The most confusing aspect of this year’s push for Student Association incorporation is the simplicity of the SA leadership’s proposal.
Incorporation. That’s it.
No disassembling of the Assembly. No Representative Council. No amendments, no referendum, no real votes even.
The SA Executive Board is just moving around some paperwork to change the way the state recognizes them as an organization.
By moving from an “association” to a not-for-profit 501(c)3 corporation, the SA will become a legal backstop for individual students who could otherwise be liable for lawsuits resulting from SA events and activities.
If someone were to slip and fall in the Pipe Dream office — because the ceiling had leaked, forming puddles — and he was feeling litigious, the paper’s staff, the SA president, their parents, etc., could have their names on the court documents. If the SA successfully incorporates, then the SA as a corporation will be our meta-defendant.
This is a good thing, if not an urgent issue. It’s not like there’s an eminent risk of an avalanche of lawsuits. But the SA is infinitely more ready to shoulder possible litigation than students.

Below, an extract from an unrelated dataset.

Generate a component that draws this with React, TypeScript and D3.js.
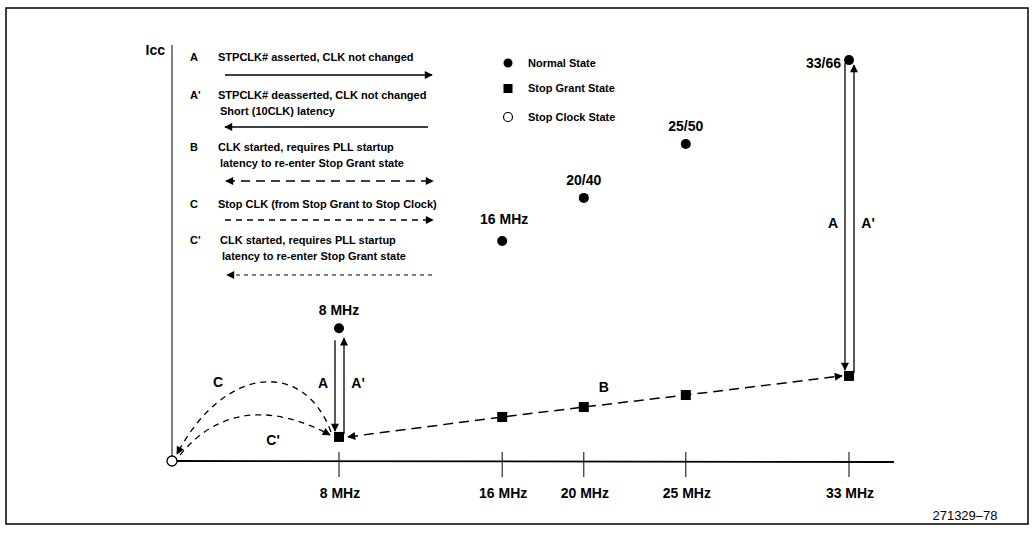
import React from "react";
import * as d3 from "d3";

const freqs = [8, 16, 20, 25, 33];
const tickLabels = ["8 MHz", "16 MHz", "20 MHz", "25 MHz", "33 MHz"];
const normalIcc = [32, 53, 63.4, 76.4, 96.6];
const normalLabels = ["8 MHz", "16 MHz", "20/40", "25/50", "33/66"];
const stopGrantIcc = [5.8, 10.6, 13, 15.9, 20.5];
const stopClockIcc = 0;

const legendKeys = ["A", "A'", "B", "C", "C'"];
const legendTexts = [
  ["STPCLK# asserted, CLK not changed"],
  ["STPCLK# deasserted, CLK not changed", "Short (10CLK) latency"],
  ["CLK started, requires PLL startup", "latency to re-enter Stop Grant state"],
  ["Stop CLK (from Stop Grant to Stop Clock)"],
  ["CLK started, requires PLL startup", "latency to re-enter Stop Grant state"],
];
const stateLegend = ["Normal State", "Stop Grant State", "Stop Clock State"];

const W = 1034;
const H = 533;
const FONT = "'Liberation Sans', Arial, Helvetica, sans-serif";

export default function App() {
  const x = d3.scaleLinear().domain([0, 8, 33]).range([172, 339, 849]);
  const y = d3.scaleLinear().domain([0, 100]).range([461, 46]);
  const x0 = x(0);
  const y0 = y(stopClockIcc);

  const sgPts: [number, number][] = freqs.map((f, i) => [x(f), y(stopGrantIcc[i])]);
  const bPts: [number, number][] = sgPts.map((p, i) => {
    if (i === 0) return [p[0] + 9, p[1]];
    if (i === sgPts.length - 1) return [p[0] - 7, p[1]];
    return p;
  });
  const bLine = d3.line()(bPts) || "";

  const s8 = sgPts[0];
  const cPath = d3.path();
  cPath.moveTo(s8[0] - 8, s8[1] - 5);
  cPath.bezierCurveTo(s8[0] - 35, s8[1] - 78, s8[0] - 115, s8[1] - 72, x0 + 5, y0 - 7);
  const cpPath = d3.path();
  cpPath.moveTo(x0 + 8, y0 - 6);
  cpPath.bezierCurveTo(x0 + 48, y0 - 55, s8[0] - 65, s8[1] - 32, s8[0] - 9, s8[1] - 2);

  const arrowPairs = [0, 4].map((i) => {
    const cx = x(freqs[i]);
    const yn = y(normalIcc[i]);
    const ys = y(stopGrantIcc[i]);
    return { cx, yn, ys, i };
  });

  const legendRowY = [61, 99, 151, 208, 244];
  const legendArrowY = [75, 127, 181, 220, 275];

  return (
    <svg width={W} height={H} style={{ display: "block", position: "absolute", left: 0, top: 0 }} fontFamily={FONT}>
      <defs>
        <marker id="ah" viewBox="0 0 10 10" refX="9" refY="5" markerWidth="10" markerHeight="8" markerUnits="userSpaceOnUse" orient="auto-start-reverse">
          <path d="M0,0 L10,5 L0,10 Z" fill="#000" />
        </marker>
        <marker id="ahs" viewBox="0 0 10 10" refX="9" refY="5" markerWidth="9" markerHeight="8" markerUnits="userSpaceOnUse" orient="auto-start-reverse">
          <path d="M0,0 L10,5 L0,10 Z" fill="#000" />
        </marker>
      </defs>
      <rect x={0} y={0} width={W} height={H} fill="#fff" />
      <rect x={6} y={8} width={1022} height={516} fill="none" stroke="#000" strokeWidth={1.5} />

      {/* axes */}
      <line x1={x0} x2={x0} y1={45} y2={y0} stroke="#000" strokeWidth={1} />
      <line x1={x0} x2={894} y1={y0} y2={y0 + 1} stroke="#000" strokeWidth={1.8} />
      <text x={165} y={55} textAnchor="end" fontSize={14} fontWeight="bold">Icc</text>
      {freqs.map((f, i) => (
        <g key={"t" + f}>
          <line x1={x(f)} x2={x(f)} y1={452} y2={477} stroke="#000" strokeWidth={1} />
          <text x={x(f) + 1} y={498} textAnchor="middle" fontSize={14} fontWeight="bold">{tickLabels[i]}</text>
        </g>
      ))}

      {/* B dashed line */}
      <path d={bLine} fill="none" stroke="#000" strokeWidth={1.5} strokeDasharray="10,6" markerStart="url(#ah)" markerEnd="url(#ah)" />
      <text x={(x(20) + x(25)) / 2 - 31} y={392} textAnchor="middle" fontSize={14} fontWeight="bold">B</text>

      {/* C curves */}
      <path d={cPath.toString()} fill="none" stroke="#000" strokeWidth={1.3} strokeDasharray="6,5" markerEnd="url(#ahs)" />
      <path d={cpPath.toString()} fill="none" stroke="#000" strokeWidth={1.3} strokeDasharray="6,5" markerEnd="url(#ahs)" />
      <text x={218} y={387} textAnchor="middle" fontSize={14} fontWeight="bold">C</text>
      <text x={273} y={445} textAnchor="middle" fontSize={14} fontWeight="bold">C'</text>

      {/* A / A' arrows */}
      {arrowPairs.map(({ cx, yn, ys, i }) => (
        <g key={"ap" + i}>
          <line x1={cx - 4} x2={cx - 4} y1={yn + (i === 0 ? 12 : 3)} y2={ys - 6} stroke="#000" strokeWidth={1.3} markerEnd="url(#ah)" />
          <line x1={cx + 5} x2={cx + 5} y1={ys - 3} y2={yn + (i === 0 ? 10 : 5)} stroke="#000" strokeWidth={1.3} markerEnd="url(#ah)" />
          <text x={cx - 16} y={(i === 0 ? 388 : 228)} textAnchor="middle" fontSize={14} fontWeight="bold">A</text>
          <text x={cx + 19} y={(i === 0 ? 388 : 228)} textAnchor="middle" fontSize={14} fontWeight="bold">A'</text>
        </g>
      ))}

      {/* normal state dots */}
      {freqs.map((f, i) => (
        <circle key={"n" + f} cx={x(f)} cy={y(normalIcc[i])} r={5} fill="#000" />
      ))}
      {normalLabels.map((l, i) =>
        i === 4 ? (
          <text key={"nl" + i} x={x(freqs[i]) - 8} y={y(normalIcc[i]) + 8} textAnchor="end" fontSize={14} fontWeight="bold">{l}</text>
        ) : (
          <text key={"nl" + i} x={x(freqs[i]) + (i === 1 ? 2 : 0)} y={y(normalIcc[i]) - (i === 1 ? 17 : 13)} textAnchor="middle" fontSize={14} fontWeight="bold">{l}</text>
        )
      )}

      {/* stop grant squares */}
      {sgPts.map((p, i) => (
        <rect key={"s" + i} x={p[0] - 5} y={p[1] - 5} width={10} height={10} fill="#000" />
      ))}

      {/* stop clock */}
      <circle cx={x0} cy={y0} r={5} fill="#fff" stroke="#000" strokeWidth={1.3} />

      {/* left legend */}
      {legendKeys.map((k, i) => (
        <g key={"lg" + i} fontSize={11} fontWeight="bold">
          <text x={190} y={legendRowY[i]}>{k}</text>
          {legendTexts[i].map((t, j) => (
            <text key={j} x={218 + (i === 4 ? 2 : 0) + (j > 0 ? 2 : 0)} y={legendRowY[i] + j * 16}>{t}</text>
          ))}
        </g>
      ))}
      <line x1={225} x2={432} y1={legendArrowY[0]} y2={legendArrowY[0]} stroke="#000" strokeWidth={1.3} markerEnd="url(#ah)" />
      <line x1={428} x2={225} y1={legendArrowY[1]} y2={legendArrowY[1]} stroke="#000" strokeWidth={1.3} markerEnd="url(#ah)" />
      <line x1={226} x2={433} y1={legendArrowY[2]} y2={legendArrowY[2]} stroke="#000" strokeWidth={1.3} strokeDasharray="9,6" markerStart="url(#ah)" markerEnd="url(#ah)" />
      <line x1={225} x2={433} y1={legendArrowY[3]} y2={legendArrowY[3]} stroke="#000" strokeWidth={1.3} strokeDasharray="6,5" markerEnd="url(#ah)" />
      <line x1={432} x2={227} y1={legendArrowY[4]} y2={legendArrowY[4]} stroke="#000" strokeWidth={1} strokeDasharray="4,4" markerEnd="url(#ah)" />

      {/* state legend */}
      <g fontSize={11} fontWeight="bold">
        <circle cx={508} cy={63} r={4.5} fill="#000" />
        <text x={528} y={67}>{stateLegend[0]}</text>
        <rect x={503.5} y={84} width={9} height={9} fill="#000" />
        <text x={528} y={92}>{stateLegend[1]}</text>
        <circle cx={508} cy={117} r={4.5} fill="#fff" stroke="#000" strokeWidth={1.2} />
        <text x={528} y={121}>{stateLegend[2]}</text>
      </g>

      <text x={965} y={520} textAnchor="middle" fontSize={13}>271329–78</text>
    </svg>
  );
}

That said, it’s hard for us to get excited about this at all. Again, this is a pretty simple matter.
And importantly, the SA’s dealings on the subject this year only serve to highlight just how fucked the entire process was last year.

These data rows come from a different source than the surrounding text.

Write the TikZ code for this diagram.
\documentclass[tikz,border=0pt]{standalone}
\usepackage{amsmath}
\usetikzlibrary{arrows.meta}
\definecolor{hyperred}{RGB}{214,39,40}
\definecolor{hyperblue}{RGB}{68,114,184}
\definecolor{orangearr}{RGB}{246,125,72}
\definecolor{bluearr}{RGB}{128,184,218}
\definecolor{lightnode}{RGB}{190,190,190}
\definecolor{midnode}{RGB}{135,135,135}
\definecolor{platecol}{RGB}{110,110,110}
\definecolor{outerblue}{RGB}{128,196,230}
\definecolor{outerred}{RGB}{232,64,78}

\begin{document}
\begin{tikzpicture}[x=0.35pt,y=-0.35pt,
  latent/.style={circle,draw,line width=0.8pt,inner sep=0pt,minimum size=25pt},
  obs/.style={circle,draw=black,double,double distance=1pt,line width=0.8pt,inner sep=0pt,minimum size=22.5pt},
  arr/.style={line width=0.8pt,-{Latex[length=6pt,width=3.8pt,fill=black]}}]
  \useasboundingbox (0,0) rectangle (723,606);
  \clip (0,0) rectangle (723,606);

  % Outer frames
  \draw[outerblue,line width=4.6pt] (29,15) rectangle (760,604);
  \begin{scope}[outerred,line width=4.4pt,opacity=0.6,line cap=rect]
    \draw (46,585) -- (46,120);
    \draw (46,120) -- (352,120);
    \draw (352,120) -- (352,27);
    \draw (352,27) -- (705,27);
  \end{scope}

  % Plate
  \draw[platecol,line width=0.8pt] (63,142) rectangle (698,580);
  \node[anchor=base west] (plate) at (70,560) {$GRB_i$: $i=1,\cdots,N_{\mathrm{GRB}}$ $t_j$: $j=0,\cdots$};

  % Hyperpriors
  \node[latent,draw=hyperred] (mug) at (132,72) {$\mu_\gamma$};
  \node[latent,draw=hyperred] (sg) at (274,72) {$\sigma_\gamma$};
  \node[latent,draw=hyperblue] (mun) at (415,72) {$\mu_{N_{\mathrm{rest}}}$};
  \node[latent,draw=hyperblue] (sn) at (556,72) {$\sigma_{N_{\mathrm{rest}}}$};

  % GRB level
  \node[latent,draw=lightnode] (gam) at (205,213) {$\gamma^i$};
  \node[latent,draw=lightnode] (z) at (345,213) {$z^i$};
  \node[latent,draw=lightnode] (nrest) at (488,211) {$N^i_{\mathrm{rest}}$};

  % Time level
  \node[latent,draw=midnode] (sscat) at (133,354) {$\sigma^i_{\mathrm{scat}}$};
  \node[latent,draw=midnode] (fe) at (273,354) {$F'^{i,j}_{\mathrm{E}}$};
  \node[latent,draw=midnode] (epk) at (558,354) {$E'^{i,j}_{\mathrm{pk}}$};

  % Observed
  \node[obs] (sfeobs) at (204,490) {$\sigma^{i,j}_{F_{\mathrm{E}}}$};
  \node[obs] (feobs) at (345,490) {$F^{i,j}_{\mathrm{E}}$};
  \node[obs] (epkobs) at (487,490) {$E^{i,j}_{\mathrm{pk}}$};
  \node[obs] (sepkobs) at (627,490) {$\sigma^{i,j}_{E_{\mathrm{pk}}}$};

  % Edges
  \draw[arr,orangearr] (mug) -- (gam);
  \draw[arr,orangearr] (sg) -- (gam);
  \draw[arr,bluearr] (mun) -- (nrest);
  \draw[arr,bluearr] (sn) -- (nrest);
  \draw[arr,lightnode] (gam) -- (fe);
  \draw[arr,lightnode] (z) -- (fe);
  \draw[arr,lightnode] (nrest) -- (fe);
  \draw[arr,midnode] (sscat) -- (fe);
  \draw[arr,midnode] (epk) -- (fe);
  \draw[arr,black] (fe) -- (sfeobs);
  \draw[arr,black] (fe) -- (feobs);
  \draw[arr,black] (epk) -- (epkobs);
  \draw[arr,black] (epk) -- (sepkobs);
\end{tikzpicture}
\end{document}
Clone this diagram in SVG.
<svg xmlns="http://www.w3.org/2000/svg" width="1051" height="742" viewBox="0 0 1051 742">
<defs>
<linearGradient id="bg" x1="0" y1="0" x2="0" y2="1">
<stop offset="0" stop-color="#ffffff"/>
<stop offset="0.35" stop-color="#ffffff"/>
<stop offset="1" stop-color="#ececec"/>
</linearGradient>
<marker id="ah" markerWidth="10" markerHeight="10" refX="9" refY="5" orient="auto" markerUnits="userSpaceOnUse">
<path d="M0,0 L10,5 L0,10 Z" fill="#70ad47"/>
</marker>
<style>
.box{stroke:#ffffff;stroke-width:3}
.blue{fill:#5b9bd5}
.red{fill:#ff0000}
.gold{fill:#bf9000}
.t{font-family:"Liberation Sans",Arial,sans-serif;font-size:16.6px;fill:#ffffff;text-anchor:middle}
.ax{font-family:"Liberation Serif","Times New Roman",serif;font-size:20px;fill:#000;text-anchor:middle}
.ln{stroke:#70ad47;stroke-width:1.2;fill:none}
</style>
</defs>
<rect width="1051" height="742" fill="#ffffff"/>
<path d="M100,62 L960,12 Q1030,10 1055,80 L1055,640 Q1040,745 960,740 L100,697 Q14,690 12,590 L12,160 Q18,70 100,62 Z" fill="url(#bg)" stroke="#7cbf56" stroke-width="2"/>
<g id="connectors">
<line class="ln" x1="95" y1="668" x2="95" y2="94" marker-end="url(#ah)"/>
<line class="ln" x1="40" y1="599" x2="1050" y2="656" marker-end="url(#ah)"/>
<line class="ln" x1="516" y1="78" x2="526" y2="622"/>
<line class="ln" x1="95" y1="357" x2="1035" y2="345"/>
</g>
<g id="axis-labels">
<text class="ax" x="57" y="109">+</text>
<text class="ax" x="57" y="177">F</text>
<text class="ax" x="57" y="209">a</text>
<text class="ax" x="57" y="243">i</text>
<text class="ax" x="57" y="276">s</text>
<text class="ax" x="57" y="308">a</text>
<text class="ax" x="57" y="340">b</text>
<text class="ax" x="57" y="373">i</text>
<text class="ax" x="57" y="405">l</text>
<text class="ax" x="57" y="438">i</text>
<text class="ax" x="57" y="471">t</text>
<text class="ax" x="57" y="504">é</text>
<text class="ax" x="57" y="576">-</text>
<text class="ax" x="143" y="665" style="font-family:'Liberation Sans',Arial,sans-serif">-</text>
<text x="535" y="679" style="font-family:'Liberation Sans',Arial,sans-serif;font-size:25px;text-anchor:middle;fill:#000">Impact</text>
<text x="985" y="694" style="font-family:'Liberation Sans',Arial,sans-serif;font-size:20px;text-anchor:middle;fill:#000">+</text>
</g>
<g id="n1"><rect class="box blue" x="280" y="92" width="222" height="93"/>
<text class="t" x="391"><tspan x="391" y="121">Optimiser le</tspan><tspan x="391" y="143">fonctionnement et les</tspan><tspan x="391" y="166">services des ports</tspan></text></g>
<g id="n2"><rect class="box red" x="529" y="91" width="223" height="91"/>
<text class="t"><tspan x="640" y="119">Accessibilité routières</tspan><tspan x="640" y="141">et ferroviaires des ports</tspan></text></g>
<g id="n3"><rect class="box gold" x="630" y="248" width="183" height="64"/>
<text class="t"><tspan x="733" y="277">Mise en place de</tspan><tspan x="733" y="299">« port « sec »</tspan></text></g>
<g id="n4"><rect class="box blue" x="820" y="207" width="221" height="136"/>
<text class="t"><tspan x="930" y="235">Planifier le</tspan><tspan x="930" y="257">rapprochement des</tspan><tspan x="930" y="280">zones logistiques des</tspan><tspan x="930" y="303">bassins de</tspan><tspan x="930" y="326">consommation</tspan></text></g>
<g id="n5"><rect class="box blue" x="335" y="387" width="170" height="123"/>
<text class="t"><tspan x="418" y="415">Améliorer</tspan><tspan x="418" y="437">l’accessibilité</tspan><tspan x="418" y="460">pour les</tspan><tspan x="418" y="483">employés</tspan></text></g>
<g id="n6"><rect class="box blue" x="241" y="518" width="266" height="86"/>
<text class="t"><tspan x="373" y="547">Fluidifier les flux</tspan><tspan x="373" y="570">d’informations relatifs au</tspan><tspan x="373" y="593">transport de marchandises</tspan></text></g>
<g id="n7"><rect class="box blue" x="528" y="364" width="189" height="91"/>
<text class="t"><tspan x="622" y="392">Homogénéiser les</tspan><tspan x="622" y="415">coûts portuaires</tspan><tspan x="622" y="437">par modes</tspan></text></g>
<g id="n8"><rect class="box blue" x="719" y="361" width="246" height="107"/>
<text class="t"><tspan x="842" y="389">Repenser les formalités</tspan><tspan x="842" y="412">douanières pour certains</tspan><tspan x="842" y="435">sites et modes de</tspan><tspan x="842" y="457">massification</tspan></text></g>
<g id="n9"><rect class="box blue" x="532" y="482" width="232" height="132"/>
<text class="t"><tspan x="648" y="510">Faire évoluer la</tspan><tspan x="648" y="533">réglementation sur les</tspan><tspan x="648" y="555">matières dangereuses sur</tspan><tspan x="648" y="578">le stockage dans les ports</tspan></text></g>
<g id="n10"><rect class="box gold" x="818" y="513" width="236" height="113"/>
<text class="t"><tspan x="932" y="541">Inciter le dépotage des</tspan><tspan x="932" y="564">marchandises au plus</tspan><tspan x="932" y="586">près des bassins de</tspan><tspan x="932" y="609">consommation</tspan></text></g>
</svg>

The people who disseminated the outright falsehood that it was necessary to completely overhaul the constitution to incorporate the SA were either belligerent idiots or diabolical liars. That’s pretty much it.
The fact that the entire constitution was rewritten — setting aside the actual substantive value of the proposed changes — based on an entirely, completely, now undeniably false premise is just … well, fucked. We’ll stick with that.
Members of the current E-Board told Pipe Dream on Wednesday that they were surprised and angry when they found out that incorporation could be done on its own.
And these people made up a good portion of the street team pushing for the referendum last year. We wonder what the opposition is thinking now — the ones who were either skeptical, or completely didn’t believe, that rewriting the constitution was necessary for incorporation in the first place.
Oh well, it’s all settled law at this point. And the bad guys lost anyway.